Scone ADFAS presents this lecture on Tuesday 9 May 2023 at 6.30pm at the Upper Hunter Shire Council Chambers Liverpool St, Scone.
Tuesday May 9th 2023, 6.30pm
Venue: Upper Hunter Shire Council Chambers Liverpool St, Scone
Fee: Members free, Guest $30
Refreshments will be served after lecture.
Leslie Primo Holds a BA in Art History and an MA in Renaissance Studies from Birkbeck College, University of London. He was the Visiting Lecturer in Art History at the University of Reading in 2005 and 2007, and gives lectures and guided tours, plus special talks, at both the National Gallery and the National Portrait Gallery. He also lectures at the City Literary Institute and has presented a series of talks at the National Maritime Museum and the Courtauld Institute. His book, called The Foreigners that Invented British Art: From Renaissance to Enlightenment, will be published by Thames and Hudson in Spring 2023.
The nude is still seen in our modern age, and indeed has been seen for quite some time as the pinnacle of creative artistic perfection but, throughout the course of art history the notion of the perfect body and consequently gender has been constantly reshaped and redefined. This lecture will look at the continuing fascination with representation of the body in sculpture and in painting across the ages, with sculpture from the 4th century BC, painting from the Renaissance, and through to the modern age with paintings from the Impressionists. This span of time will encompass iconic works within this lecture by Botticelli, Raphael, Titian, Bernini, Degas, Renoir and Velazquez, to name but a few.

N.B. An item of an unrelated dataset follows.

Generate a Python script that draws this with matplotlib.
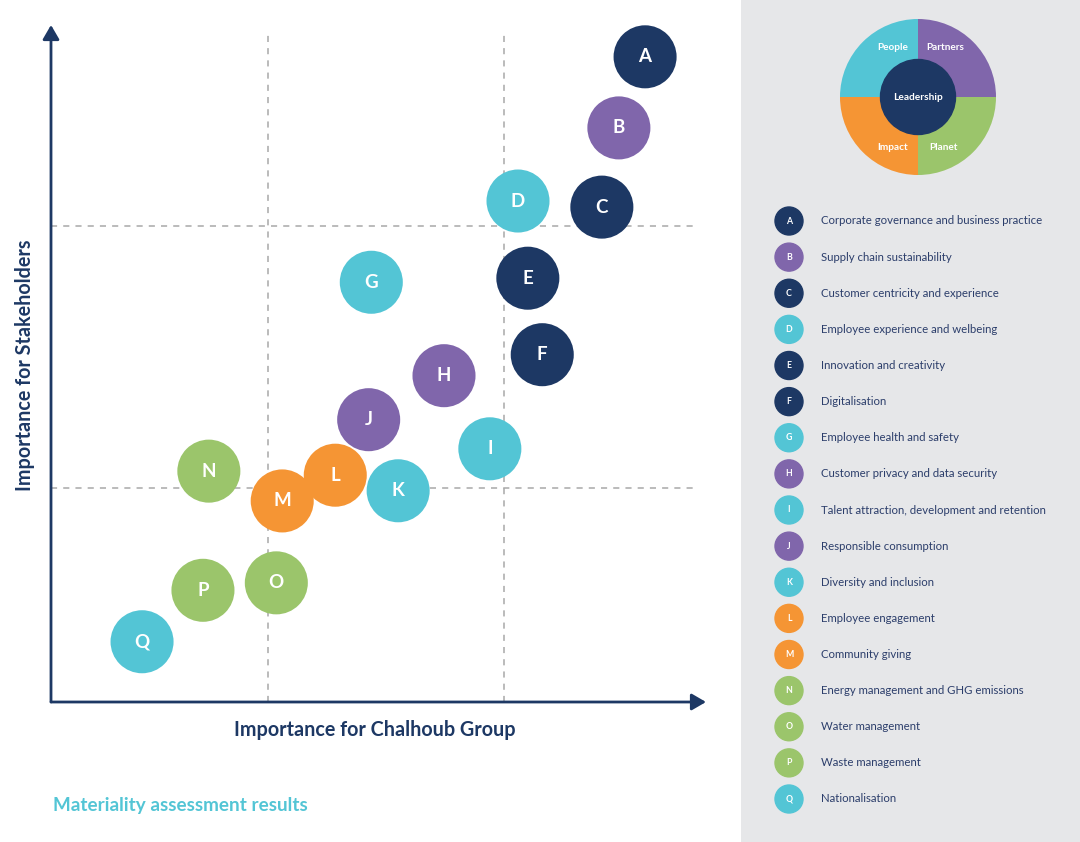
import numpy as np
import matplotlib
matplotlib.use("Agg")
import matplotlib.pyplot as plt
from matplotlib.patches import Rectangle, Circle

plt.rcParams['font.family'] = ['Lato', 'DejaVu Sans']

# Colours of the five pillars
navy = '#1d3864'
purple = '#8066ab'
cyan = '#53c5d5'
orange = '#f59534'
green = '#9bc56b'

# Topics (letters, names, pillar colour)
letters = ['A', 'B', 'C', 'D', 'E', 'F', 'G', 'H', 'I', 'J', 'K', 'L', 'M', 'N', 'O', 'P', 'Q']
topics = ['Corporate governance and business practice',
          'Supply chain sustainability',
          'Customer centricity and experience',
          'Employee experience and welbeing',
          'Innovation and creativity',
          'Digitalisation',
          'Employee health and safety',
          'Customer privacy and data security',
          'Talent attraction, development and retention',
          'Responsible consumption',
          'Diversity and inclusion',
          'Employee engagement',
          'Community giving',
          'Energy management and GHG emissions',
          'Water management',
          'Waste management',
          'Nationalisation']
colours = [navy, purple, navy, cyan, navy, navy, cyan, purple, cyan, purple,
           cyan, orange, orange, green, green, green, cyan]

# Importance for Chalhoub Group (x) and for stakeholders (y), 0-100 scale
group_imp = [90.7, 86.7, 84.1, 71.3, 72.8, 75.0, 48.9, 60.0, 67.0, 48.5,
             53.0, 43.4, 35.3, 24.1, 34.4, 23.2, 13.9]
stake_imp = [95.3, 84.8, 73.1, 74.0, 62.6, 51.3, 62.0, 48.2, 37.4, 41.7,
             31.2, 33.5, 29.7, 34.1, 17.6, 16.5, 8.9]

# Quadrant thresholds
x_cuts = [33.1, 69.2]
y_cuts = [31.6, 70.3]

# Donut of pillars
pillars = ['Partners', 'Planet', 'Impact', 'People']
pillar_share = [1, 1, 1, 1]
pillar_colours = [purple, green, orange, cyan]

W, H = 1080, 842
fig = plt.figure(figsize=(W / 100, H / 100), dpi=100)
fig.patch.set_facecolor('white')

# ---- main matrix ----
ax = fig.add_axes([51 / W, (H - 702) / H, 655 / W, 677 / H])
ax.set_xlim(0, 100)
ax.set_ylim(0, 100)
ax.axis('off')

for xc in x_cuts:
    ax.plot([xc, xc], [0, 98.5], ls=(0, (4, 4)), color='#a8a8a8', lw=1.1, zorder=1)
for yc in y_cuts:
    ax.plot([0, 98.6], [yc, yc], ls=(0, (4, 4)), color='#a8a8a8', lw=1.1, zorder=1)

arrow = dict(arrowstyle='-|>,head_length=0.86,head_width=0.5', color=navy, lw=2,
             shrinkA=0, shrinkB=0, mutation_scale=10)
ax.annotate('', xy=(0, 100), xytext=(0, 0), arrowprops=arrow, zorder=2)
ax.annotate('', xy=(100, 0), xytext=(0, 0), arrowprops=arrow, zorder=2)

ax.scatter(group_imp, stake_imp, s=2060, c=colours, edgecolors='none', zorder=3)
for lt, x, y in zip(letters, group_imp, stake_imp):
    ax.text(x, y, lt, color='white', fontsize=13.5, fontweight='bold',
            ha='center', va='center', zorder=4)

fig.text(375 / W, 1 - 730 / H, 'Importance for Chalhoub Group', color=navy,
         fontsize=14.2, fontweight='bold', ha='center', va='center')
fig.text(25 / W, 1 - 365 / H, 'Importance for Stakeholders', color=navy,
         fontsize=14.2, fontweight='bold', ha='center', va='center', rotation=90)
fig.text(53 / W, 1 - 805 / H, 'Materiality assessment results', color=cyan,
         fontsize=13.6, fontweight='bold', ha='left', va='center')

# ---- side panel ----
px = fig.add_axes([741 / W, 0, (W - 741) / W, 1])
px.set_xlim(741, W)
px.set_ylim(0, H)
px.axis('off')
px.add_patch(Rectangle((741, 0), W - 741, H, color='#e6e7e9', zorder=0))

cx, cy = 918, H - 97
px.pie(pillar_share, colors=pillar_colours, startangle=90, counterclock=False,
       center=(cx, cy), radius=78, wedgeprops=dict(width=41, edgecolor='none'),
       frame=True)
px.set_xlim(741, W)
px.set_ylim(0, H)
px.axis('off')
px.add_patch(Circle((cx, cy), 37.5, color=navy, zorder=3))
px.text(cx, cy, 'Leadership', color='white', fontsize=7.3, fontweight='bold',
        ha='center', va='center', zorder=4)
pillar_pos = [(945, 48), (943, 147), (893, 147), (893, 48)]
for name, (lx, ly) in zip(pillars, pillar_pos):
    px.text(lx, H - ly, name, color='white', fontsize=7.2, fontweight='bold',
            ha='center', va='center', zorder=4)

for i, (lt, name, col) in enumerate(zip(letters, topics, colours)):
    ly = H - (221 + i * 36.125)
    px.add_patch(Circle((789, ly), 14, color=col, zorder=3))
    px.text(789, ly, lt, color='white', fontsize=6.3, fontweight='bold',
            ha='center', va='center', zorder=4)
    px.text(821, ly, name, color='#2c3e6b', fontsize=8.2,
            ha='left', va='center', zorder=4)

fig.savefig('out.png', dpi=100)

Moreover, I will look at the reasons that lay behind the commissioning of such images. What were their purposes, who were the patrons, and what, if any, hidden riddles, signs, and symbols are hidden within these seemingly enigmatic and flawless images of perfection? As this lecture charts the ever-changing attitude towards the nude as a subject, we will look at the treatment of nudes by collectors and museums in the 19th century, as we set the scene and chart the many and varied approaches to this subject that has become synonymous with the very idea of art itself; indeed, finally asking ourselves, ‘if this is art’, how did it become so and why?